Detailed QCD analysis of the photon structure function

Abstract

The effects of nonasymptotic terms in the photon structure function $F_2^{\gamma }(x,Q^2)$ predicted by QCD are studied directly in $x$ space in leading and subleading order. The full (regular) solution including the hadronic nonasymptotic (${Q_0}^2$-dependent input) terms is shown to be free from the unphysical singularities of the asymptotic solution and is furthermore positive definite for suitable chosen boundary conditions (at $Q^2={Q_0}^2$) and in the physically relevant $x$ region ($W\gtrsim 2$ GeV).
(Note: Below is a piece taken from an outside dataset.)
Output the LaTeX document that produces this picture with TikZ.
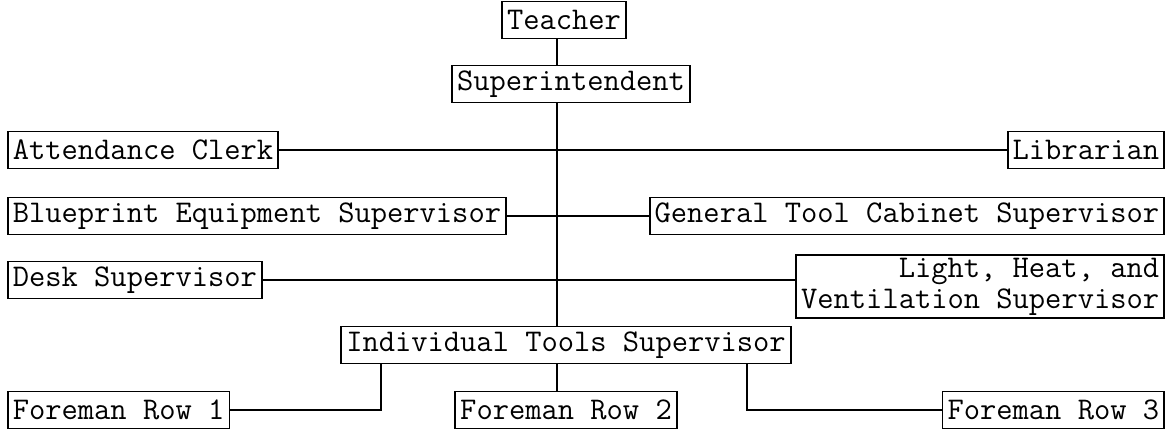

The implications of the nonasymptotic solution and of their perturbatively uncalculable boundary conditions for the determination of $\Lambda$ and for the predictive power of purely perturbative QCD in the determination of $F_2^{\gamma }(x,Q^2)$ are critically analyzed. Furthermore, taking carefully into account charm production, detailed predictions are given for present and future (unfolded) data. Similarly to the case of deepinelastic lepton-nucleon scattering, the (nonperturbative) photonic input parton distributions at $Q^2={Q_0}^2$ are different for leading- and higher-order calculations. This implies that the differences between leading- and higher-order predictions for $F_2^{\gamma }(x,Q^2)$ are too small to be distinguished by present experiments. The only clean test of QCD, independent of the hadronic input, can be achieved by observing an increase of $F_2^{\gamma }(x,Q^2)$ with $\ln Q^2$ for fixed values of $x$.